Do a quick search online, and you’ll find umpteen stories and social media posts that refer to Brooks as “openly gay.” To be honest, I assumed he was gay. He hasn’t come out, and no one — including me — should have made assumptions about him.
But I cannot find any evidence that Meredith pushed back against anyone other than Jen. If Meredith doesn’t want to be friends with Jen, fine. But calling her homophobic for believing Brooks is gay is ludicrous.
Retweeting a post that called Brooks a “s!ssy b!tch” is a different matter. (In the Sept. 19 episode, Meredith falsely said it encouraged Jen to “turn around and slap Brooks and call him a sissy b—-.” Fact check: There was no reference to slapping in the actual tweet. Whether she’s explicitly trying to out Brooks or just (repeatedly) using gendered language to take swipes at his masculinity, Jen’s subtext isn’t particularly subtle here.

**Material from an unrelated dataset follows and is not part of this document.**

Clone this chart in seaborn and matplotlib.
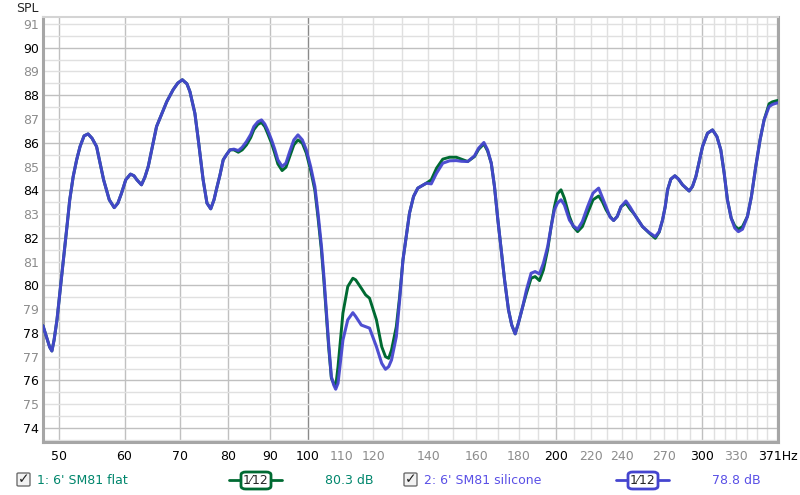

Brooks himself said in the Sept. 26 episode that he was “terrified to even talk about” how Jen is “liking horribly negative things about me on social media.” And, we’re led to believe those horribly negative things assume he’s gay.
Meredith and Brooks also allege that Jen’s likes and retweets are somehow pressuring Brooks to come out. Nobody should have to talk about their sexual orientation if they don’t want to. But pretending that social media chatter about a popular reality TV show is the same thing as being forced to make a declaration about your sexual orientation? That also feels like a stretch.
By the way, Jen said she hired someone to run her social media accounts, and she wasn’t aware of the likes and retweets. That’s common for celebrities — Meredith admitted she’s done so herself — but the sheer pettiness at play is harder to pin on an anonymous underling.
It’s beyond oblivious for Jen to wave off responsibility for what happens in her own name on Twitter. Meredith is right to call her out for it.
Meredith clearly considers herself a LGBTQ+ ally. Defending her son from online harassment is one thing. But defending him from the “horribly negative” insinuation that he might be gay — while at the same time demanding that Jen avow that she’s “against homophobic hate”? That’s hypocritical. And it’s painful to watch.